Doch fernab dessen: Ist der Staatsvertrag wirklich ein Schritt nach vorn in Sachen Jugendschutz? Klare Antwort: Man weiß es nicht. So ist jedenfalls offensichtlich, wer hier Pate gestanden hat: Die Initiative „Frag Finn“/“Ein Netz für Kinder“. Grundidee dabei ist es, einen sicheren Surfraum für Kinder zu schaffen, abgesichert durch entsprechende Filterprogramme. So kann der Siebenjährige nur die Websites anklicken, die auch als kindertauglich klassifiziert wurden. Der Rest? Wird geblockt im Filter.
Das funktioniert bei Kindern und ist eine wirklich gute Initiative. Nur: Welche Eltern stehen es nervlich durch, ihrem 14jährigen Sohn alle Inhalte zu blocken, die nicht ausdrücklich für Jugendliche klassifiziert sind? Darunter fallen dann nicht nur user generated content und soziale Netzwerke, sondern auch das Weltweite am Web sowie aller Voraussicht nach die Wikepedia. Oder würde Herr Stadelmeier als spiritus rector des Staatsvertrags einen solchen Artikel als geeignet für 11jährige ansehen http://de.wikipedia.org/wiki/Vulva ?
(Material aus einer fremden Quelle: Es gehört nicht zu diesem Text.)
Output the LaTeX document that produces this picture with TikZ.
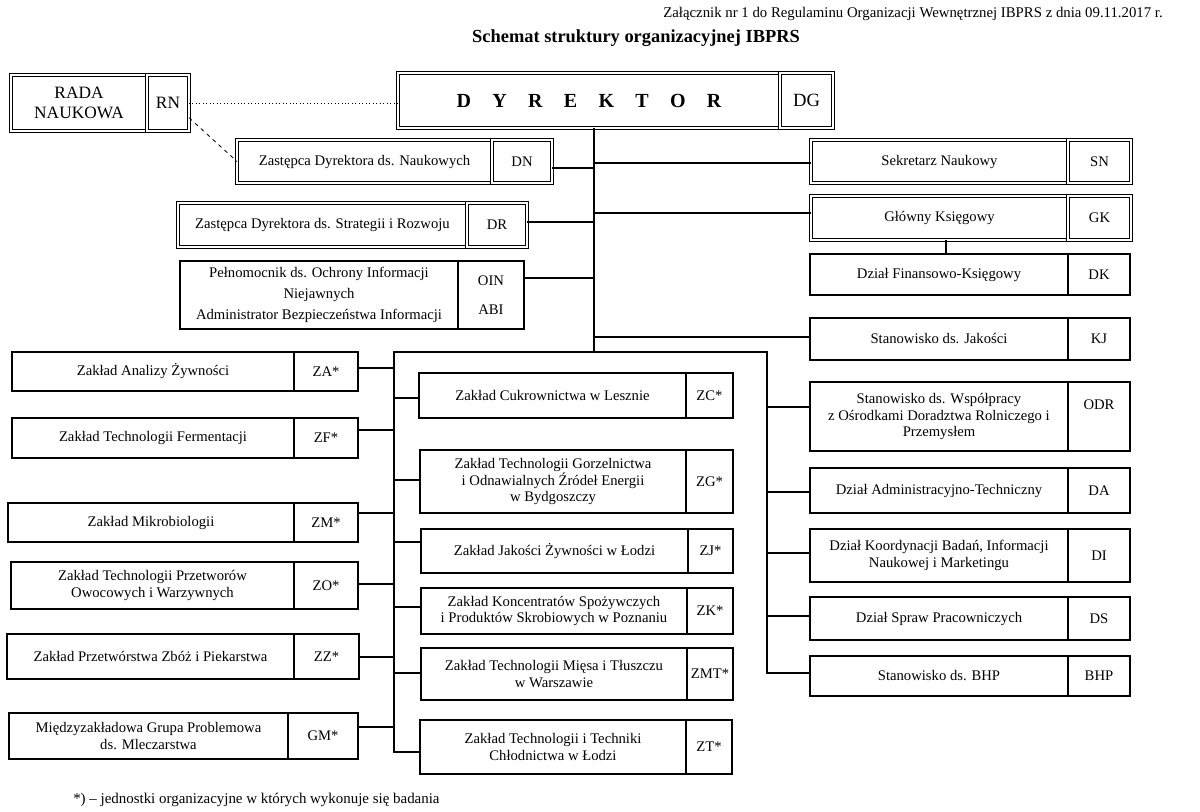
\documentclass[tikz,border=0pt]{standalone}
\usepackage{fontspec}
\setmainfont{Liberation Serif}
\tikzset{
  cell/.style={draw, line width=0.8pt, inner sep=0pt, outer sep=0pt, align=center,
    font=\fontsize{11}{12.5}\selectfont},
  dbl/.style={double, line width=0.6pt, double distance=1.3pt},
  conn/.style={line width=0.8pt},
}
\newcommand\bx[7][]{\node[cell,#1,minimum width={(#5-#3)*0.75pt},minimum height={(#6-#4)*0.75pt}] (#2) at ({(#3+#5)/2},{(#4+#6)/2}) {#7};}
\newcommand\br[3]{\path (0,#3) coordinate (yy); \draw[conn] (#1 |- yy) -- (#2 |- yy);}
\begin{document}
\begin{tikzpicture}[x=0.75pt,y=-0.75pt]
\useasboundingbox (0,0) rectangle (1200,812);
% header
\node[font=\fontsize{11.1}{12}\selectfont, anchor=east, inner sep=0pt] (hdr) at (1163,14) {Załącznik nr 1 do Regulaminu Organizacji Wewnętrznej IBPRS z dnia 09.11.2017 r.};
\node[font=\fontsize{13.8}{15}\selectfont\bfseries, inner sep=0pt] (title) at (636,38) {Schemat struktury organizacyjnej IBPRS};
% top
\bx[dbl,font=\fontsize{13}{15}\selectfont]{RADA}{11}{75}{147}{131}{RADA\\NAUKOWA}
\bx[dbl,font=\fontsize{13}{15}\selectfont]{RN}{147}{75}{189}{131}{RN}
\bx[dbl,font=\fontsize{15}{18}\selectfont\bfseries]{DYR}{398}{73}{780}{128}{D\hspace{16pt}Y\hspace{16pt}R\hspace{16pt}E\hspace{16pt}K\hspace{16pt}T\hspace{16pt}O\hspace{16pt}R}
\bx[dbl,font=\fontsize{14}{16}\selectfont]{DG}{780}{73}{833}{128}{DG}
\bx[dbl]{DN}{237}{140}{492}{183}{Zastępca Dyrektora ds. Naukowych}
\bx[dbl]{DNc}{492}{140}{552}{183}{DN}
\bx[dbl]{DR}{178}{203}{467}{247}{Zastępca Dyrektora ds. Strategii i Rozwoju}
\bx[dbl]{DRc}{467}{203}{527}{247}{DR}
\bx[font=\fontsize{11}{15.5}\selectfont]{OIN}{180}{261}{458}{329}{Pełnomocnik ds. Ochrony Informacji\\Niejawnych\\Administrator Bezpieczeństwa Informacji}
\bx[font=\fontsize{11}{22}\selectfont]{OINc}{458}{261}{524}{329}{OIN\\ABI}
\bx[dbl]{SN}{811}{140}{1068}{183}{Sekretarz Naukowy}
\bx[dbl]{SNc}{1068}{140}{1131}{183}{SN}
\bx[dbl]{GK}{811}{196}{1068}{240}{Główny Księgowy}
\bx[dbl]{GKc}{1068}{196}{1131}{240}{GK}
\bx{DK}{810}{254}{1068}{295}{Dział Finansowo-Księgowy}
\bx{DKc}{1068}{254}{1130}{295}{DK}
\bx{KJ}{810}{318}{1068}{360}{Stanowisko ds. Jakości}
\bx{KJc}{1068}{318}{1130}{360}{KJ}
% left column
\bx{ZA}{12}{352}{294}{391}{Zakład Analizy Żywności}
\bx{ZAc}{294}{352}{358}{391}{ZA*}
\bx{ZF}{12}{418}{294}{458}{Zakład Technologii Fermentacji}
\bx{ZFc}{294}{418}{358}{458}{ZF*}
\bx{ZM}{8}{503}{294}{542}{Zakład Mikrobiologii}
\bx{ZMc}{294}{503}{358}{542}{ZM*}
\bx{ZO}{11}{562}{294}{609}{Zakład Technologii Przetworów\\Owocowych i Warzywnych}
\bx{ZOc}{294}{562}{358}{609}{ZO*}
\bx{ZZ}{7}{634}{294}{679}{Zakład Przetwórstwa Zbóż i Piekarstwa}
\bx{ZZc}{294}{634}{359}{679}{ZZ*}
\bx{GM}{9}{713}{288}{759}{Międzyzakładowa Grupa Problemowa\\ds. Mleczarstwa}
\bx{GMc}{288}{713}{358}{759}{GM*}
% middle column
\bx{ZC}{419}{373}{686}{418}{Zakład Cukrownictwa w Lesznie}
\bx{ZCc}{686}{373}{733}{418}{ZC*}
\bx{ZG}{420}{450}{686}{513}{Zakład Technologii Gorzelnictwa\\i Odnawialnych Źródeł Energii\\w Bydgoszczy}
\bx{ZGc}{686}{450}{733}{513}{ZG*}
\bx{ZJ}{421}{529}{688}{573}{Zakład Jakości Żywności w Łodzi}
\bx{ZJc}{688}{529}{733}{573}{ZJ*}
\bx{ZK}{421}{588}{687}{634}{Zakład Koncentratów Spożywczych\\i Produktów Skrobiowych w Poznaniu}
\bx{ZKc}{687}{588}{733}{634}{ZK*}
\bx{ZMT}{421}{648}{687}{700}{Zakład Technologii Mięsa i Tłuszczu\\w Warszawie}
\bx{ZMTc}{687}{648}{733}{700}{ZMT*}
\bx{ZT}{420}{720}{686}{774}{Zakład Technologii i Techniki\\Chłodnictwa w Łodzi}
\bx{ZTc}{686}{720}{732}{774}{ZT*}
% right column
\bx{ODR}{810}{382}{1068}{451}{Stanowisko ds. Współpracy\\z Ośrodkami Doradztwa Rolniczego i\\Przemysłem}
\bx{ODRc}{1068}{382}{1130}{451}{\raisebox{8.6pt}[\height][\depth]{ODR}}
\bx{DA}{810}{468}{1068}{513}{Dział Administracyjno-Techniczny}
\bx{DAc}{1068}{468}{1130}{513}{DA}
\bx{DI}{810}{529}{1068}{582}{Dział Koordynacji Badań, Informacji\\Naukowej i Marketingu}
\bx{DIc}{1068}{529}{1130}{582}{DI}
\bx{DS}{810}{597}{1068}{640}{Dział Spraw Pracowniczych}
\bx{DSc}{1068}{597}{1130}{640}{DS}
\bx{BHP}{810}{656}{1068}{696}{Stanowisko ds. BHP}
\bx{BHPc}{1068}{656}{1130}{696}{BHP}
% connectors
\coordinate (tx) at (594,352);
\coordinate (bl) at (394,352);
\coordinate (br) at (767,352);
\draw[dotted, line width=0.6pt] (RN.east) -- (RN.east -| DYR.west);
\draw[dashed, line width=0.6pt] (RN.-35) -- (DN.west);
\draw[conn] (DYR.south -| tx) -- (tx);
\br{DNc.east}{tx}{168}
\br{SN.west}{tx}{163}
\br{DRc.east}{tx}{222}
\br{GK.west}{tx}{213}
\br{OINc.east}{tx}{278}
\br{KJ.west}{tx}{337}
\path (946,0) coordinate (xx);
\draw[conn] (GK.south -| xx) -- (DK.north -| xx);
\path (0,752) coordinate (yb);
\path (0,673) coordinate (yr);
\draw[conn] (ZT.west |- yb) -- (bl |- yb) -- (bl) -- (br) -- (br |- yr) -- (BHP.west |- yr);
\br{ZAc.east}{bl}{368}
\br{ZFc.east}{bl}{430}
\br{ZMc.east}{bl}{513}
\br{ZOc.east}{bl}{584}
\br{ZZc.east}{bl}{657}
\br{GMc.east}{bl}{727}
\br{ZC.west}{bl}{398}
\br{ZG.west}{bl}{480}
\br{ZJ.west}{bl}{542}
\br{ZK.west}{bl}{607}
\br{ZMT.west}{bl}{673}
\br{ODR.west}{br}{407}
\br{DA.west}{br}{492}
\br{DI.west}{br}{553}
\br{DS.west}{br}{616}
% footnote
\node[font=\fontsize{11.2}{12}\selectfont, anchor=west, inner sep=0pt] (foot) at (73,800) {*) – jednostki organizacyjne w których wykonuje się badania};
\end{tikzpicture}
\end{document}
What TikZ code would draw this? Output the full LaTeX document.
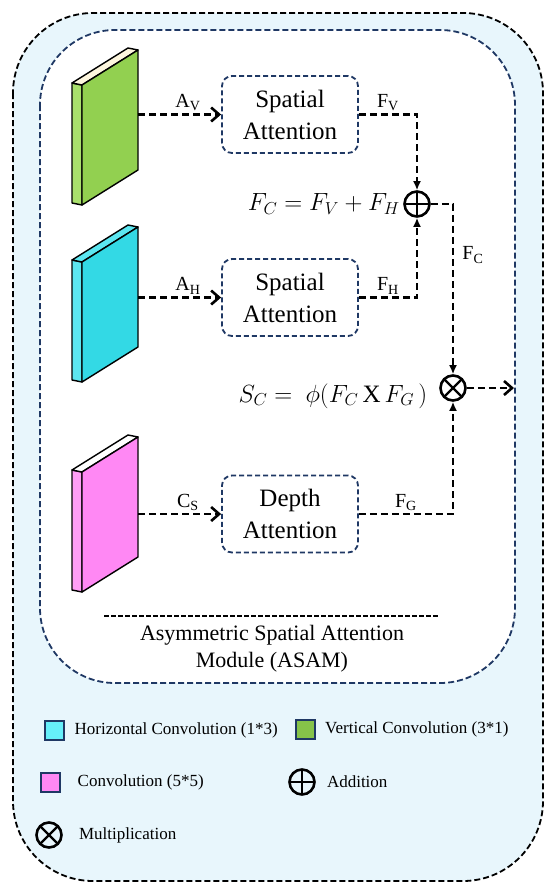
\documentclass[tikz,border=0pt]{standalone}
\usepackage{fontspec}
\setmainfont{Liberation Serif}
\usetikzlibrary{arrows.meta, positioning, calc}
\usepackage{xcolor}

\definecolor{navy}{HTML}{1F3864}
\definecolor{paleblue}{HTML}{E8F6FC}
\definecolor{vgreen}{HTML}{92D050}
\definecolor{vgreenside}{HTML}{A9E06C}
\definecolor{vgreentop}{HTML}{FDF6DE}
\definecolor{hcyan}{HTML}{33D9E5}
\definecolor{hcyanside}{HTML}{5CE6F0}
\definecolor{keycyan}{HTML}{66F0FA}
\definecolor{keygreen}{HTML}{86C349}
\definecolor{cpink}{HTML}{FF88F4}
\definecolor{cpinkside}{HTML}{FF9EF6}

% feature map slab: name, top y of the front face, front, side, top colour
\newcommand{\featmap}[5]{%
  \filldraw[fill=#4, line width=1.4pt, line join=round] (82,#2+35) -- (82,#2+155) -- (72,#2+153) -- (72,#2+33) -- cycle;
  \filldraw[fill=#5, line width=1.4pt, line join=round] (72,#2+33) -- (82,#2+35) -- (138,#2) -- (128,#2-2) -- cycle;
  \filldraw[fill=#3, line width=1.4pt, line join=round] (82,#2+35) -- (138,#2) -- (138,#2+120) -- (82,#2+155) -- cycle;
  \coordinate (#1) at (138,#2+60);
}

\begin{document}
\begin{tikzpicture}[x=1pt, y=-1pt,
  attn/.style={rectangle, draw=navy, line width=1.8pt, dash pattern=on 5pt off 3pt, rounded corners=10pt,
    minimum width=136pt, minimum height=77pt, align=center, font=\fontsize{25}{32}\selectfont},
  flow/.style={line width=2.8pt, dash pattern=on 7pt off 4pt},
  into/.style={flow, -{Straight Barb[length=8pt, width=14pt, line width=2.6pt]}},
  merge/.style={flow, -{Latex[length=9pt, width=8pt]}},
  lbl/.style={font=\fontsize{20}{22}\selectfont, inner sep=2pt},
  addop/.style={circle, draw, line width=2.6pt, minimum size=25pt, inner sep=0pt,
    path picture={\draw[line width=2.4pt] (path picture bounding box.north) -- (path picture bounding box.south)
      (path picture bounding box.west) -- (path picture bounding box.east);}},
  mulop/.style={circle, draw, line width=2.6pt, minimum size=25pt, inner sep=0pt,
    path picture={\draw[line width=2.4pt] (path picture bounding box.north west) -- (path picture bounding box.south east)
      (path picture bounding box.south west) -- (path picture bounding box.north east);}},
  key/.style={rectangle, draw=navy, line width=2pt, minimum size=19pt, inner sep=0pt},
  keytext/.style={font=\fontsize{17}{20}\selectfont, inner sep=0pt, anchor=west},
  formula/.style={font=\fontsize{25}{30}\selectfont}
]
\useasboundingbox (0,0) rectangle (550,892);

% Frames
\draw[fill=paleblue, line width=1.8pt, dash pattern=on 6pt off 3pt, rounded corners=80pt] (13,13) rectangle (543,881);
\draw[fill=white, draw=navy, line width=1.8pt, dash pattern=on 6pt off 3pt, rounded corners=75pt] (40,30) rectangle (515,683);

% Feature maps
\featmap{vmap}{50}{vgreen}{vgreenside}{vgreentop}
\featmap{hmap}{227}{hcyan}{hcyanside}{hcyanside}
\featmap{cmap}{437}{cpink}{cpinkside}{white}

% Attention blocks
\node[attn] (sa1) at (290,114.5) {Spatial\\Attention};
\node[attn] (sa2) at (290,297.5) {Spatial\\Attention};
\node[attn] (da) at (290,514) {Depth\\Attention};

% Operators
\node[addop] (add) at (417,204) {};
\node[mulop] (mul) at (453,388) {};
\coordinate (out) at (514,388);

% Formulas
\node[formula, left=0pt of add] (fsum) {$F_C = F_V + F_H$};
\node[formula] (fprod) at (333,396) {$S_C =\ \phi(F_C\,\mathrm{X}\,F_G\,)$};

% Inputs
\draw[into] (vmap |- sa1) -- node[lbl, above, pos=0.6]{A\textsubscript{V}} (sa1);
\draw[into] (hmap |- sa2) -- node[lbl, above, pos=0.6]{A\textsubscript{H}} (sa2);
\draw[into] (cmap |- da) -- node[lbl, above, pos=0.6]{C\textsubscript{S}} (da);

% Fusion
\draw[merge] (sa1.east) -| node[lbl, above, pos=0.25]{F\textsubscript{V}} (add.north);
\draw[merge] (sa2.east) -| node[lbl, above, pos=0.25]{F\textsubscript{H}} (add.south);
\draw[merge] (add.east) -| node[lbl, right=6pt, pos=0.65]{F\textsubscript{C}} (mul.north);
\draw[merge] (da.east) -| node[lbl, above, pos=0.25]{F\textsubscript{G}} (mul.south);
\draw[into] (mul.east) -- (out);

% Caption
\draw[line width=2.4pt, dash pattern=on 5pt off 2pt] (104,616) -- (439,616);
\node[font=\fontsize{22}{27}\selectfont, align=center] (caption) at (272,649) {Asymmetric Spatial Attention\\Module (ASAM)};

% Legend
\node[key, fill=keycyan] (kh) at (54,730) {};
\node[keytext, right=10pt of kh] (kht) {Horizontal Convolution (1*3)};
\node[key, fill=keygreen] (kv) at (305.5,729) {};
\node[keytext, right=9pt of kv] (kvt) {Vertical Convolution (3*1)};
\node[key, fill=cpink] (kc) at (50,782.5) {};
\node[keytext, right=17pt of kc] (kct) {Convolution (5*5)};
\node[addop] (ka) at (302,782) {};
\node[keytext, right=11pt of ka] (kat) {Addition};
\node[mulop] (km) at (49,835) {};
\node[keytext, right=16pt of km] (kmt) {Multiplication};

\end{tikzpicture}
\end{document}
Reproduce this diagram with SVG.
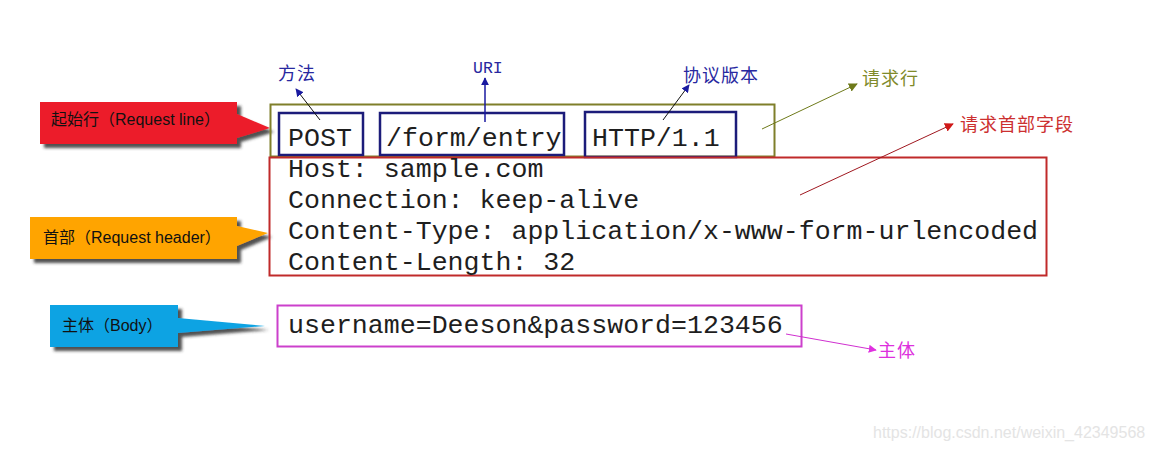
<svg xmlns="http://www.w3.org/2000/svg" width="1154" height="451" viewBox="0 0 1154 451">
<style>
.mono{font-family:"Liberation Mono","Courier New",monospace;font-size:26.6px;fill:#1e1e1e}
.call{font-family:"Liberation Sans","Noto Sans CJK SC",sans-serif;font-size:16px;fill:#111}
.lbl{font-family:"Noto Sans CJK SC",sans-serif;font-size:18px;letter-spacing:1px}
.box{fill:none}
</style>
<defs>
<filter id="sh" x="-10%" y="-20%" width="130%" height="160%">
<feDropShadow dx="4" dy="4" stdDeviation="1.5" flood-color="#303030" flood-opacity="0.85"/>
</filter>
<marker id="aNavy" viewBox="0 0 10 10" refX="9" refY="5" markerWidth="8" markerHeight="8" orient="auto" markerUnits="userSpaceOnUse"><path d="M0,0 L10,5 L0,10 Z" fill="#1a1aa0"/></marker>
<marker id="aOlive" viewBox="0 0 10 10" refX="9" refY="5" markerWidth="9" markerHeight="9" orient="auto" markerUnits="userSpaceOnUse"><path d="M0,0 L10,5 L0,10 Z" fill="#6e7a1a"/></marker>
<marker id="aRed" viewBox="0 0 10 10" refX="9" refY="5" markerWidth="9" markerHeight="9" orient="auto" markerUnits="userSpaceOnUse"><path d="M0,0 L10,5 L0,10 Z" fill="#d01818"/></marker>
<marker id="aMag" viewBox="0 0 10 10" refX="9" refY="5" markerWidth="8" markerHeight="8" orient="auto" markerUnits="userSpaceOnUse"><path d="M0,0 L10,5 L0,10 Z" fill="#e030e0"/></marker>
</defs>
<rect width="1154" height="451" fill="#ffffff"/>

<g id="callout-start-line">
<path d="M40,102 H237 V114 L270,128 L237,138 V144 H40 Z" fill="#ec1c2a" filter="url(#sh)"/>
<text class="call" x="51" y="125">起始行（Request line）</text>
</g>
<g id="callout-header">
<path d="M30,217 H237 V226 L268,233 L237,246 V259 H30 Z" fill="#ffa400" filter="url(#sh)"/>
<text class="call" x="43" y="243">首部（Request header）</text>
</g>
<g id="callout-body">
<path d="M50,305 H178 V318 L265,326 L178,333 V347 H50 Z" fill="#11a3e3" filter="url(#sh)"/>
<text class="call" x="62" y="331">主体（Body）</text>
</g>

<g id="request-line">
<rect class="box" x="270.5" y="104.5" width="504" height="52" stroke="#7f7f2a" stroke-width="2"/>
</g>
<g id="method">
<rect class="box" x="279" y="113" width="84" height="42" stroke="#1c1c7a" stroke-width="2.5"/>
<text class="mono" x="288" y="146">POST</text>
</g>
<g id="uri">
<rect class="box" x="380" y="113" width="184" height="42" stroke="#1c1c7a" stroke-width="2.5"/>
<text class="mono" x="386" y="146">/form/entry</text>
</g>
<g id="version">
<rect class="box" x="585" y="112" width="151" height="45" stroke="#1c1c7a" stroke-width="2.5"/>
<text class="mono" x="592" y="146">HTTP/1.1</text>
</g>
<g id="headers">
<rect class="box" x="269.5" y="157.5" width="777" height="118" stroke="#c02a2a" stroke-width="2"/>
<text class="mono" x="288" y="177">Host: sample.com</text>
<text class="mono" x="288" y="208">Connection: keep-alive</text>
<text class="mono" x="288" y="239">Content-Type: application/x-www-form-urlencoded</text>
<text class="mono" x="288" y="270">Content-Length: 32</text>
</g>
<g id="body">
<rect class="box" x="277.5" y="305.5" width="524" height="41" stroke="#cc40cc" stroke-width="2"/>
<text class="mono" x="288" y="333">username=Deeson&amp;password=123456</text>
</g>

<g id="labels">
<text class="lbl" x="278" y="80" fill="#2828a0">方法</text>
<text x="473" y="73" fill="#2828a0" font-family="Liberation Mono,monospace" font-size="16.5">URI</text>
<text class="lbl" x="683" y="82" fill="#2828a0">协议版本</text>
<text class="lbl" x="862" y="85" fill="#7f8a2a">请求行</text>
<text class="lbl" x="960" y="131" fill="#cc3030">请求首部字段</text>
<text class="lbl" x="878" y="357" fill="#dd30dd">主体</text>
</g>

<g id="connectors" fill="none">
<line x1="320" y1="120" x2="296" y2="89" stroke="#111" stroke-width="1" marker-end="url(#aNavy)"/>
<line x1="485" y1="122" x2="485" y2="78" stroke="#1a1aa0" stroke-width="1.5" marker-end="url(#aNavy)"/>
<line x1="663" y1="120" x2="689" y2="85" stroke="#111" stroke-width="1" marker-end="url(#aNavy)"/>
<line x1="762" y1="129" x2="857" y2="84" stroke="#6e7a1a" stroke-width="1" marker-end="url(#aOlive)"/>
<line x1="800" y1="195" x2="953" y2="124" stroke="#a01820" stroke-width="1" marker-end="url(#aRed)"/>
<line x1="786" y1="334" x2="876" y2="350" stroke="#d030d0" stroke-width="1" marker-end="url(#aMag)"/>
</g>

<text x="873" y="438" fill="#e4e4e4" font-family="Liberation Sans,Arial,sans-serif" font-size="16">https://blog.csdn.net/weixin_42349568</text>
</svg>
Wenn man die Meinung teilt, dass solch restriktive Sperren auf den Computer von Teenagern für Eltern nicht durchsetzbar sind, muss man den gesamten Sinn des Staatsvertrags in Frage stellen. Denn am Ende geht es nicht nur um die Jugendlichen, sondern auch um die vielen Unternehmen im Web und die zahlreichen Gründungen, die wir ja gerade fördern wollen. Denn nach dem Staatsvertrag wären viele Menschen mit Klassifizieren beschäftigt, statt ihre Zeit in innovative Ideen und Geschäftsmodelle zu investieren. Wenn dann am Ende alle ohnehin sauberen Angebote klassifiziert sind, kein Mensch aber ein Jugendschutzprogramm bei seinen Kindern installiert – war das dann sinnvolle Politik? Man weiß es eben nicht.
Daher werden wir abwarten, wie sich die vielen offenen Fragen in der Praxis ab dem 1.1.2011 ausgestalten. Sollten die Verfahren zu kompliziert, Zeiträume für Prüfungen spürbar verlängert werden sowie es weiterhin keine Anerkennung von Jugendschutzprogrammen geben, werden wir als Bundesgesetzgeber tätig. Ziel ist dann die Ermöglichung von Alterskennzeichnungen bei Online-Spielen und -Filmen mit den etablierten Verfahren des JuSchG.